Iran’s proven oil reserves are the world’s fourth largest, after Venezuela, Saudi Arabia and Canada. Taking account of the 40 years of technological progress in geology and oil extraction since the 1970s, restoring and exceeding Iran’s peak production levels seems a modest long-term objective. As this target moves into sight in the second half of this decade, Iran will add about as much or more to global oil output as the US shale revolution did in the first half.

To find buyers for all this extra oil, Iranian exports will have to compete fiercely with Saudi Arabia, Iraq, Kurdistan and other Opec producers, who are already pumping at record rates and are determined not to cut back production. As a result, the price war in oil seems certain to intensify. Why, then, do so many experts still believe that oil prices will rebound? There are three reasons, and all will be called into question by the rapprochement with Iran.

First is a naive belief in Saudi monopoly power. The Saudis kept oil at $100 from 2011 to 2014, but that was a period when Iran, Iraq, Libya, Nigeria, Venezuela and Russia all suffered internal collapse and geopolitical isolation.

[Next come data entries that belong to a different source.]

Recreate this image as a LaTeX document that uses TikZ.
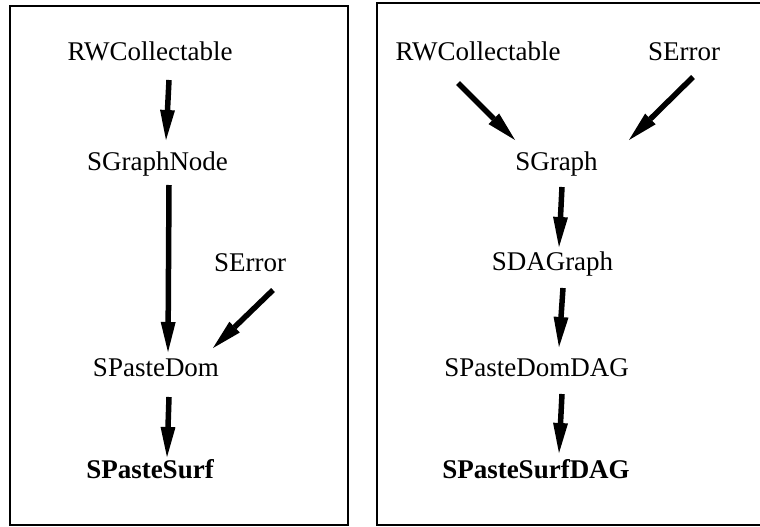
\documentclass[tikz,border=0pt]{standalone}
\usepackage{fontspec}
\setmainfont{Liberation Serif}
\usetikzlibrary{arrows.meta}
\begin{document}
\begin{tikzpicture}[x=1pt,y=-1pt,
  lbl/.style={inner sep=0pt, anchor=base, font=\fontsize{27}{32}\selectfont},
  blbl/.style={lbl, font=\fontsize{27}{32}\selectfont\bfseries},
  arr/.style={line width=5.5pt, -{Triangle[length=30pt,width=15pt,line width=0pt]}},
  panel/.style={draw, line width=2pt}]
\useasboundingbox (0,0) rectangle (760,527);
% panels
\draw[panel] (10,6) rectangle (347.5,525);
\draw[panel] (377,3) rectangle (770,525);
% left panel nodes
\node[lbl]  (lrw) at (150,61)   {RWCollectable};
\node[lbl]  (lgn) at (157.5,170){SGraphNode};
\node[lbl]  (lse) at (250,271)  {SError};
\node[lbl]  (lpd) at (156,376)  {SPasteDom};
\node[blbl] (lps) at (150,478)  {SPasteSurf};
% right panel nodes
\node[lbl]  (rrw)  at (478,61)   {RWCollectable};
\node[lbl]  (rse)  at (684,61)   {SError};
\node[lbl]  (rsg)  at (556.5,170){SGraph};
\node[lbl]  (rdag) at (552.5,270){SDAGraph};
\node[lbl]  (rpdd) at (536.5,376){SPasteDomDAG};
\node[blbl] (rpsd) at (536,478)  {SPasteSurfDAG};
% left arrows
\draw[arr] ([shift={(19,19)}]lrw.base) -- ([shift={(8.5,-30)}]lgn.base);
\draw[arr] ([shift={(11.5,15)}]lgn.base) -- ([shift={(12,-24)}]lpd.base);
\draw[arr] ([shift={(23,19)}]lse.base) -- ([shift={(57,-28)}]lpd.base);
\draw[arr] ([shift={(13,21)}]lpd.base) -- ([shift={(17,-21)}]lps.base);
% right arrows
\draw[arr] ([shift={(-20,22)}]rrw.base) -- ([shift={(-41.5,-30)}]rsg.base);
\draw[arr] ([shift={(9,16)}]rse.base) -- ([shift={(72.5,-30)}]rsg.base);
\draw[arr] ([shift={(5.5,17)}]rsg.base) -- ([shift={(6.5,-23)}]rdag.base);
\draw[arr] ([shift={(10.5,18)}]rdag.base) -- ([shift={(22.5,-29)}]rpdd.base);
\draw[arr] ([shift={(25.5,18)}]rpdd.base) -- ([shift={(23,-25)}]rpsd.base);
\end{tikzpicture}
\end{document}
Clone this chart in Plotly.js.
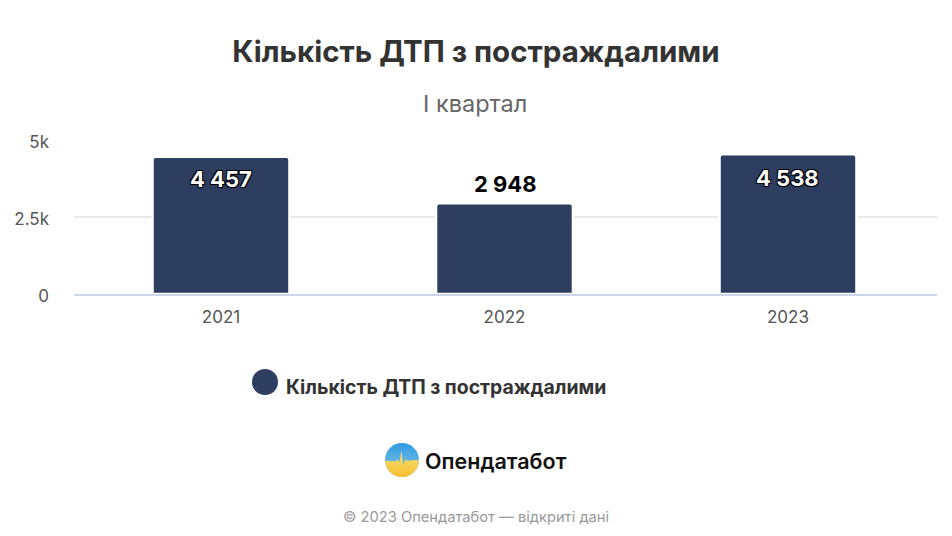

If Iran is re-admitted to global markets, Saudi Arabia could support prices only by drastically reducing its own production—and that would create opportunities for Iran and other resurgent producers to increase market share at Saudi expense.

This connects with the second assumption Iran is about to contradict: that geopolitical events can only push oil prices upwards. Iran proves the opposite. The world’s most productive oil regions are already suffering unprecedented chaos. It is hard to imagine the anarchy in Libya and Iraq, or the isolation of Russia, deteriorating to the point where oil production would fall any further. Even when the Islamic State takes over a region, it needs to fund its violence by selling oil. On the other hand, any improvement or stabilisation in political conditions can substantially boost global oil production. This happened in Iraq last year, and Iran promises to take this process to a new level.

Which leads to the final fallacy: that the world is running out of oil. If this were the case, it might make sense for Saudi Arabia or Opec as a whole to restrict output now, in the hope of selling their oil at higher prices in future. But this is no longer plausible. Environmental regulations, rapid declines in clean energy costs and advances in fuel economy mean that global oil demand is slowing and will soon start to decline. Meanwhile, potential oil supplies are continually expanding as a result of technical progress in shale production and the re-opening of exploration in the world’s most productive oil region: the Middle East. This convergence of ecology, technology and geopolitics suggests that many of the world’s oil reserves will be left in the ground, worthless, like the vast Australian and US coal deposits that are now redundant. A former Saudi oil minister used to warn his country against reliance on ever-rising oil prices with a sagacious insight: “The Stone Age did not end because the cavemen ran out of stone.” Now the flood of new oil released by Iran’s re-integration in the world economy will confirm the end of the Oil Age.